Fungal infections are more frequent in patients who are immunocompromised. The emergence of resistant strains due to prophylaxis with a limited number of effective antifungals is concerning. Therefore, new antifungals are an unavoidable and critical medical need (
20). The main aim of this study is the survey of antifungal activity of two nanoparticles against the resistant clinical isolates of
C. parapsilosis. Based on the comparison of MICs of both Ag-NPs and Se-NPs with MICs of the selected clinically available antifungal agents, Ag-NPs showed better effects. Pure Ag-NPs showed antifungal effects at concentrations below 2 µg/mL, six-fold higher than FLC. The synergistic effect of the Ag-NPs and FLC showed 24-fold more antifungal activity than FLC alone. The synergistic effect of ITC and AMB with the Ag-NPs showed an activity equal to 29- and 26-fold more than ITC and AMB respectively, based on the geometric mean. According to the current study, antifungal agents with even an insignificant amount of Se-NPs reveal higher antifungal activity against
resistant C. parapsilosis compared to the antifungal agents or Se-NPs alone. The Se-NPs inhibit the growth of these resistant fungi at very low concentrations. Current results represent a new approach for the development of the antifungal substances based on the silver and selenium compounds. The results show that the Ag-NPs had more activity than Se-NPs. Clinical prescription of nanoparticles needs more clinical trial reports (
1). To the best of our knowledge, it is the first report of an
in vitro antifungal activity of Ag-NP and Se-NP compounds against resistant clinical isolates of
C. parapsilosis that was performed following CLSI guidelines (M27-S4). Alimehr et al. (
18) compared the activity of Ag-NPs and fluconazole on fluconazole-resistant
C. albicans strains following the CLSI (M27-A3) protocol.

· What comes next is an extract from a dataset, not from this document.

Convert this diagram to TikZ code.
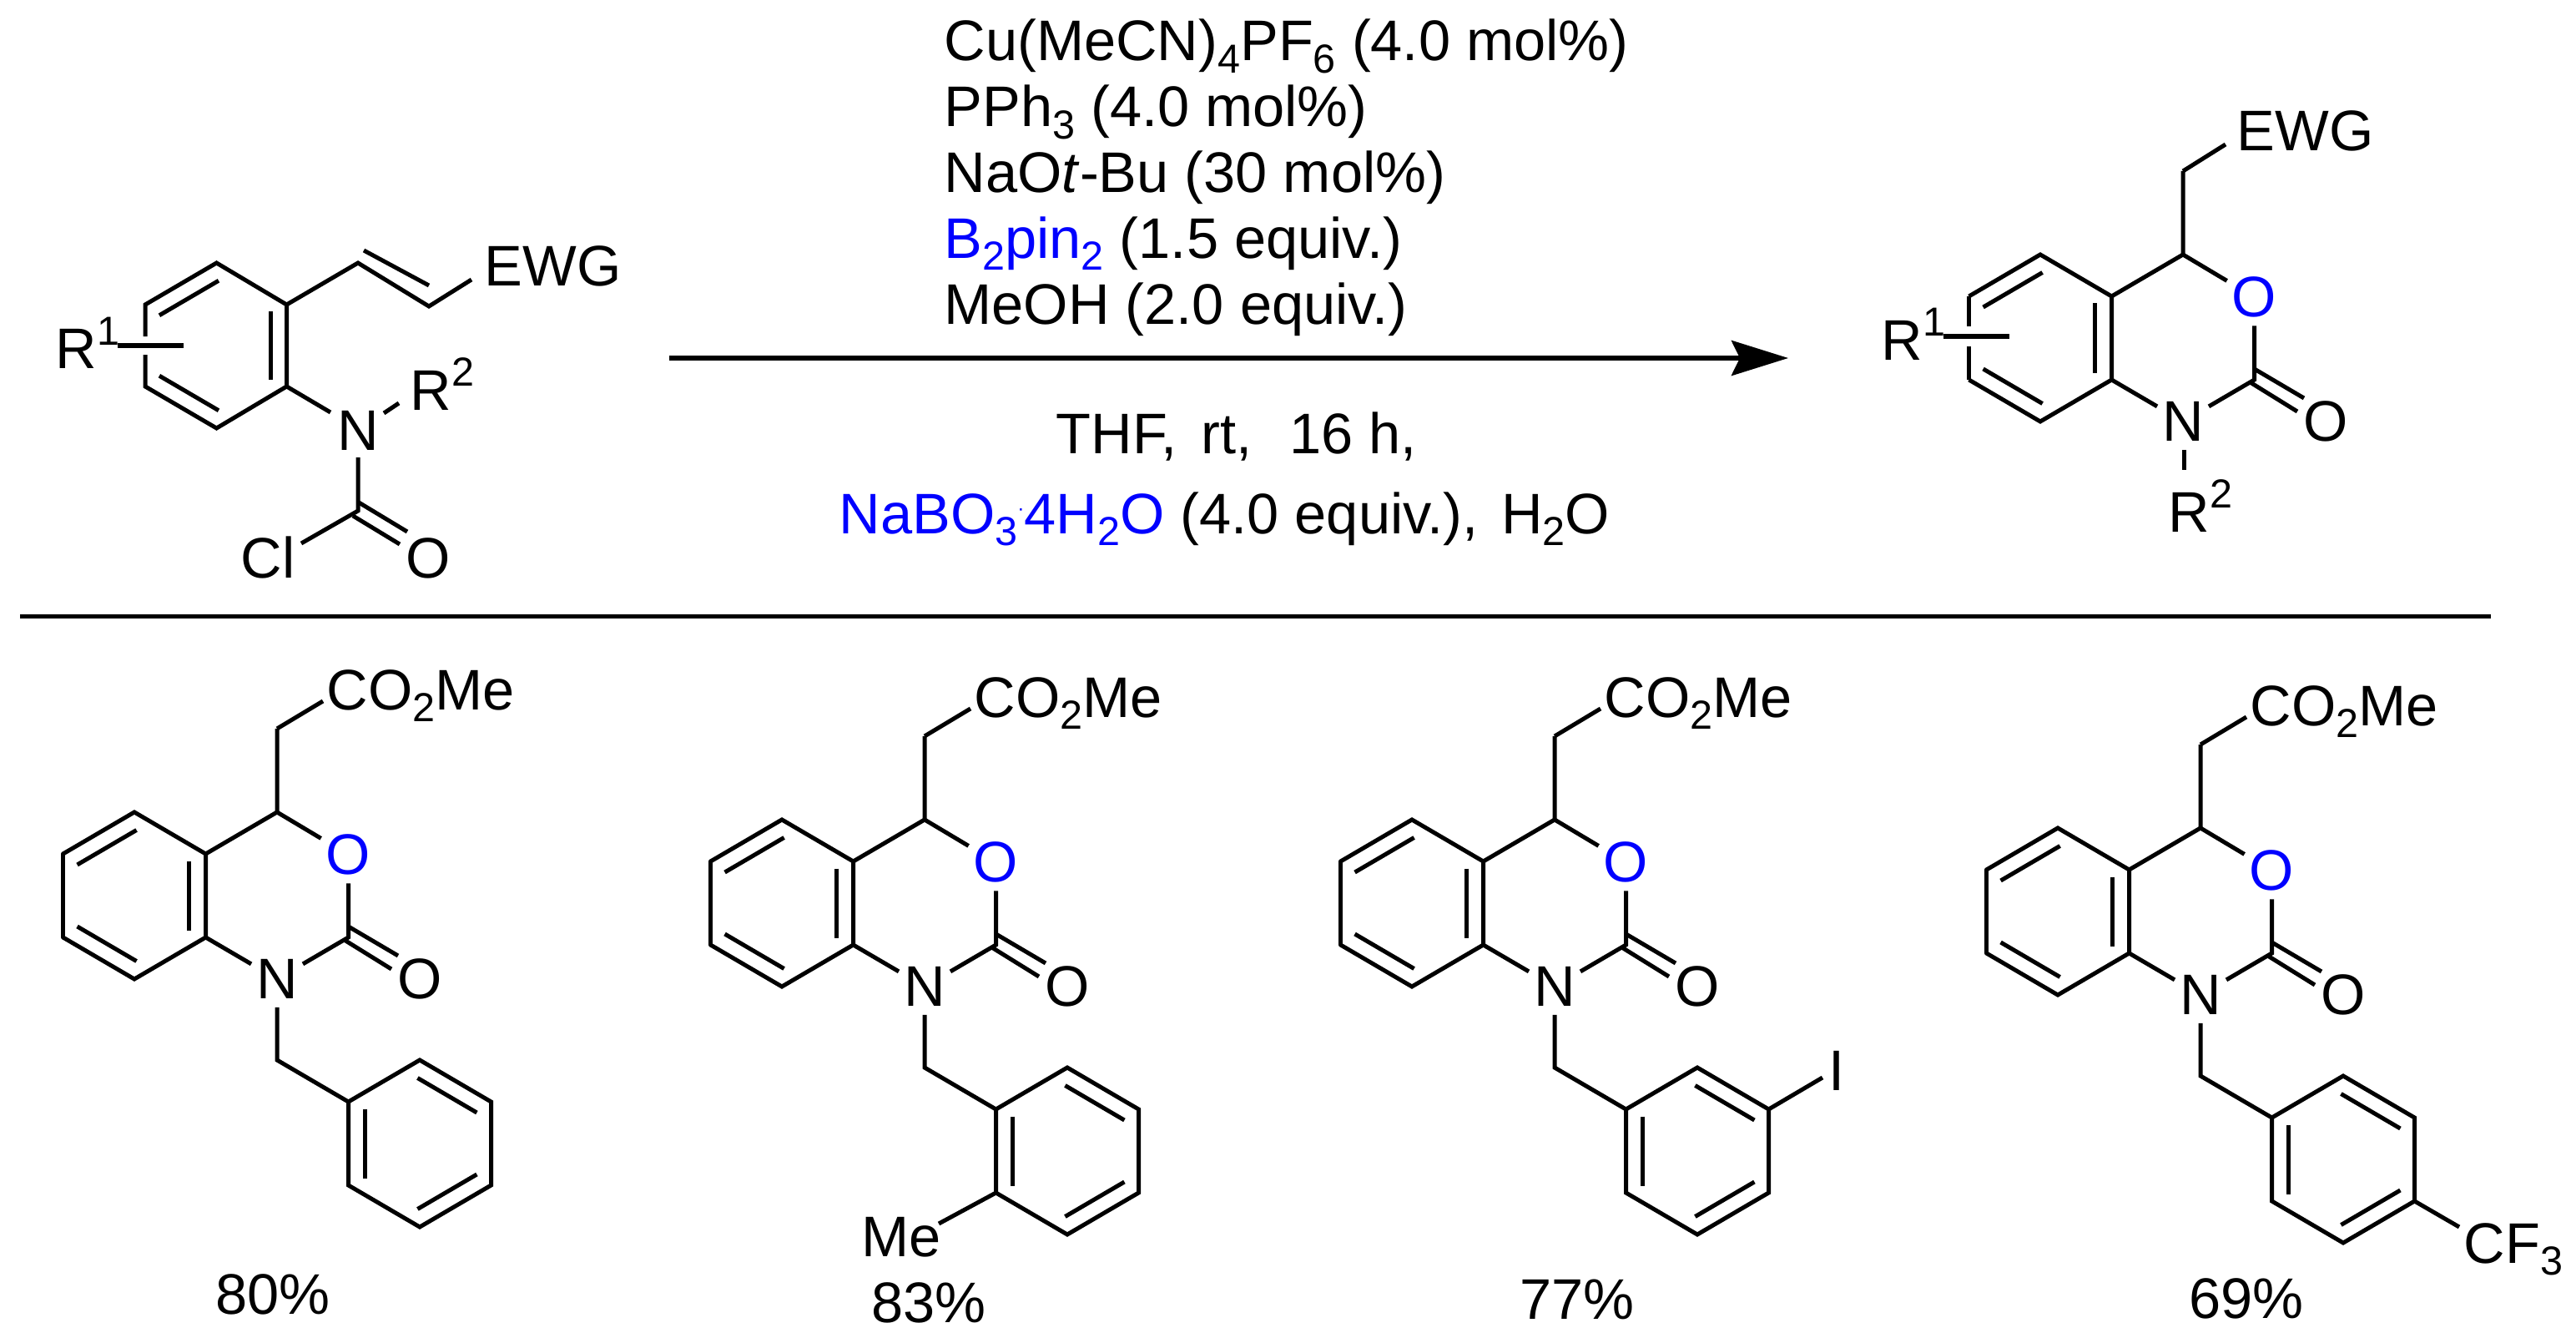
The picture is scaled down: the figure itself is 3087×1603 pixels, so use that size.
\documentclass[tikz,border=0pt]{standalone}
\usepackage{fontspec}
\setmainfont{Liberation Sans}
\usetikzlibrary{arrows.meta,calc}
\definecolor{oblue}{RGB}{0,0,255}
\newcommand{\subs}[1]{\raisebox{-.21em}{\fontsize{13.8}{13.8}\selectfont #1}}
\newcommand{\sups}[1]{\raisebox{.42em}{\fontsize{13.8}{13.8}\selectfont #1}}
\tikzset{
  every node/.style={font=\fontsize{19.5}{22}\selectfont},
  bond/.style={line width=.05cm,line join=miter,line cap=butt},
  inbond/.style={line width=.05cm,shorten <=-.03cm,shorten >=-.03cm},
  atom/.style={inner xsep=.055cm,inner ysep=.095cm},
  label/.style={inner sep=0pt,anchor=base west},
  yield/.style={inner sep=0pt,anchor=base},
}
% inner line of an aromatic double bond: ends a,b, ring centre c
\newcommand{\inner}[3]{\draw[inbond] ($(#1)!.23!(#3)$) -- ($(#2)!.23!(#3)$);}
% bicyclic carbamate core: name, x, y of C4
\newcommand{\core}[3]{%
  \begin{scope}[shift={(#2,#3)}]
    \coordinate (#1c4) at (0,0);
    \coordinate (#1ch) at (0,-100);
    \coordinate (#1tr) at (-85.5,50);
    \coordinate (#1br) at (-85.5,150);
    \coordinate (#1b) at (-171,200);
    \coordinate (#1bl) at (-256.5,150);
    \coordinate (#1tl) at (-256.5,50);
    \coordinate (#1t) at (-171,0);
    \coordinate (#1cen) at (-171,100);
    \coordinate (#1c2) at (85.5,150);
    \coordinate (#1da) at (80.5,153);
    \coordinate (#1db) at (137,188);
    \coordinate (#1dc) at (85.5,137);
    \coordinate (#1dd) at (145,172);
    \node[atom,text=oblue] (#1O) at (85.5,51) {O};
    \node[atom] (#1N) at (0,200) {N};
    \node[atom] (#1X) at (171,200) {O};
    \draw[bond] (#1ch) -- (#1c4) -- (#1O);
    \draw[bond] (#1O) -- (#1c2) -- (#1N);
    \draw[bond] (#1N) -- (#1br);
    \draw[bond] (#1bl) -- (#1b) -- (#1br) -- (#1tr) -- (#1t) -- (#1tl);
    \draw[bond] (#1tr) -- (#1c4);
    \draw[bond] (#1da) -- (#1db);
    \draw[bond] (#1dc) -- (#1dd);
    \inner{#1tl}{#1t}{#1cen}
    \inner{#1tr}{#1br}{#1cen}
    \inner{#1bl}{#1b}{#1cen}
  \end{scope}}
% closed left side of the fused benzene ring
\newcommand{\closed}[1]{\draw[bond,line cap=round] (#1tl) -- (#1bl);}
% CO2Me arm and N-benzyl ring
\newcommand{\arm}[3]{%
  \begin{scope}[shift={(#2,#3)}]
    \node[label] (#1E) at (59,-123) {CO\subs{2}Me};
    \coordinate (#1e) at (55,-133);
    \draw[bond] (#1ch) -- (#1e);
    \coordinate (#1p) at (0,297);
    \coordinate (#1i) at (85.5,347);
    \coordinate (#1pt) at (171,297);
    \coordinate (#1pr) at (256.5,347);
    \coordinate (#1ps) at (256.5,447);
    \coordinate (#1pb) at (171,497);
    \coordinate (#1pl) at (85.5,447);
    \coordinate (#1pc) at (171,397);
    \draw[bond] (#1N) -- (#1p) -- (#1i);
    \draw[bond] (#1i) -- (#1pt) -- (#1pr) -- (#1ps) -- (#1pb) -- (#1pl) -- cycle;
    \inner{#1i}{#1pl}{#1pc}
    \inner{#1pt}{#1pr}{#1pc}
    \inner{#1ps}{#1pb}{#1pc}
  \end{scope}}
\begin{document}
\begin{tikzpicture}[x=.01cm,y=-.01cm]
\useasboundingbox (0,0) rectangle (3087,1603);

% --- substrate ---
\coordinate (st) at (259.5,315);
\coordinate (str) at (343.5,365);
\coordinate (sbr) at (343.5,463);
\coordinate (sb) at (259.5,513);
\coordinate (sbl) at (174,463);
\coordinate (stl) at (174,365);
\coordinate (scen) at (259,414);
\coordinate (sgu) at (174,403);
\coordinate (sgd) at (174,425);
\coordinate (sr1a) at (141,414);
\coordinate (sr1b) at (220,414);
\coordinate (sv1) at (429,315);
\coordinate (sv2) at (514,367);
\coordinate (sv3) at (565,335);
\coordinate (sv4) at (436,300);
\coordinate (sv5) at (514,342);
\coordinate (sc) at (429,612);
\coordinate (scl) at (361,651);
\coordinate (sda) at (423,618);
\coordinate (sdb) at (479,652);
\coordinate (sdc) at (430,602);
\coordinate (sdd) at (488,637);
\coordinate (snr) at (460,495);
\coordinate (snq) at (478,483);
\coordinate (sn1) at (396,494);
\coordinate (sn2) at (429,548);
\node[label] (sR1) at (66,442) {R\sups{1}};
\node[label] (sEWG) at (580,343) {EWG};
\node[inner sep=0pt] (sN) at (429,516) {N};
\node[label] (sR2) at (491,491) {R\sups{2}};
\node[label] (sCl) at (288,692) {Cl};
\node[yield] (sO) at (513,692) {O};
\draw[bond] (sgu) -- (stl) -- (st) -- (str) -- (sbr) -- (sb) -- (sbl) -- (sgd);
\draw[bond] (sr1a) -- (sr1b);
\inner{stl}{st}{scen}
\inner{str}{sbr}{scen}
\inner{sbl}{sb}{scen}
\draw[bond] (str) -- (sv1) -- (sv2) -- (sv3);
\draw[bond] (sv4) -- (sv5);
\draw[bond] (sbr) -- (sn1);
\draw[bond] (snr) -- (snq);
\draw[bond] (sn2) -- (sc) -- (scl);
\draw[bond] (sda) -- (sdb);
\draw[bond] (sdc) -- (sdd);

% --- reagents and arrow ---
\node[label] (r1) at (1131,73) {Cu(MeCN)\subs{4}PF\subs{6} (4.0 mol\%)};
\node[label] (r2) at (1131,152) {PPh\subs{3} (4.0 mol\%)};
\node[label] (r3) at (1131,231) {NaO\textit{t}-Bu (30 mol\%)};
\node[label] (r4) at (1131,309) {\textcolor{oblue}{B\subs{2}pin\subs{2}} (1.5 equiv.)};
\node[label] (r5) at (1131,388) {MeOH (2.0 equiv.)};
\node[label] (r6) at (1265,543) {THF,\hspace{.42em}rt,\hspace{.66em}16 h,};
\node[label] (r7) at (1005,639) {\textcolor{oblue}{NaBO\subs{3}\raisebox{6pt}{\fontsize{7}{7}\selectfont ·}4H\subs{2}O} (4.0 equiv.),\hspace{.4em}H\subs{2}O};
\coordinate (a1) at (802,429);
\coordinate (a2) at (2143,429);
\draw[line width=.055cm,-{Stealth[length=.68cm,width=.42cm,inset=.1cm]}] (a1) -- (a2);

% --- product ---
\core{q}{2616}{305}
\coordinate (qgu) at (2359.5,391);
\coordinate (qgd) at (2359.5,415);
\coordinate (qra) at (2329,403);
\coordinate (qrb) at (2408,403);
\coordinate (qe) at (2667,173);
\coordinate (qna) at (2617,539);
\coordinate (qnb) at (2617,563);
\draw[bond] (qtl) -- (qgu);
\draw[bond] (qbl) -- (qgd);
\draw[bond] (qra) -- (qrb);
\draw[bond] (qch) -- (qe);
\draw[bond] (qna) -- (qnb);
\node[label] (qR1) at (2254,431) {R\sups{1}};
\node[label] (qR2) at (2598,637) {R\sups{2}};
\node[label] (qEWG) at (2680,181) {EWG};

% --- separator ---
\coordinate (l1) at (24,738);
\coordinate (l2) at (2985,738);
\draw[line width=.05cm] (l1) -- (l2);

% --- examples ---
\core{a}{332}{973}\closed{a}\arm{a}{332}{973}
\core{b}{1108}{982}\closed{b}\arm{b}{1108}{982}
\core{c}{1863}{982}\closed{c}\arm{c}{1863}{982}
\core{d}{2637}{992}\closed{d}\arm{d}{2637}{992}

\node[label] (bMe) at (1032,1505) {Me};
\coordinate (bm) at (1125,1466);
\draw[bond] (bpl) -- (bm);
\node[yield] (cI) at (2201,1306) {I};
\coordinate (ci) at (2184,1291);
\draw[bond] (cpr) -- (ci);
\node[label] (dCF) at (2952,1513) {CF\subs{3}};
\coordinate (df) at (2947,1470);
\draw[bond] (dps) -- (df);

\node[yield] (ya) at (327,1574) {80\%};
\node[yield] (yb) at (1113,1584) {83\%};
\node[yield] (yc) at (1890,1580) {77\%};
\node[yield] (yd) at (2692,1579) {69\%};
\end{tikzpicture}
\end{document}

Their findings revealed that Ag-NP inhibited 100% of the fluconazole-resistant
C. albicans growth in 1 - 2 µg/mL of concentrations. MIC range of fluconazole-resistant
C. albicans was 0.0313 µg/mL - 0.5 µg/mL Ag-NP combined with 8 µg/mL fluconazole, which was close to the results achieved in the present study (MIC range = 0.25 - 1). The difference could be caused by the behavioral discrepancy among
Candida species and protocols that had been used in the two studies. Falahati et al. (
21) reported 50% of
C. albicans isolated from patients had MIC ≤ 0.5 µg/mL when Ag-NP combined with fluconazole was used. They argued that suitable diagnosis of infection in the laboratory, using in vitro susceptibility tests and administration of topical formulations of Ag-NPs in combination with current drugs can be useful for treating vaginal candidiasis and preventing recurrence of the disease. Nasrollahi et al. (
22) demonstrated that Ag-NPs exhibited a potent antifungal activity toward
C. albicans as a model yeast strain, comparable to the MIC values of Amphotericin B and Fluconazole.
Wady et al. (
23) reported that the Ag-NP solution exhibited remarkable antifungal activity against
C. glabrata and
C. tropicalis, associated with several systemic and oral diseases.
Gajbhiye et al. (
24) showed
in vitro antifungal activity of fluconazole with Ag-NPs (as determined by the disk diffusion method). The diameters of inhibition zones for
C. albicans were measured and then the fold increase in the area was determined. The antifungal activity of fluconazole enhanced considerably in the presence of Ag-NPs. However, the method applied for the evaluation of antifungal activity in this study does not correspond correctly with our methods. Therefore, the results published by Gajbhiye et al. can be used only as a comparison of the antifungal activity of Ag-NPs against yeasts.
Gao et al. (
25) reported that antifungal activity of Ag-NPs was significantly better than fluconazole against ocular pathogenic fungi (
Fusarium sp,
Aspergillus sp, and
Alternaria alternata)
in vitro. Ge et al. (
26) presented that nanosilver is an effective antifungal agent against a wide spectrum of fungi. Our findings indicate that nanoparticles have antifungal activity against resistant isolates. Onychomycosis is a clinical fungal infection, treatment of which can be difficult with current antifungals. Double-blind randomized clinical trials are further suggested based on the results of this study, to confirm the efficacy of these agents in routine practice.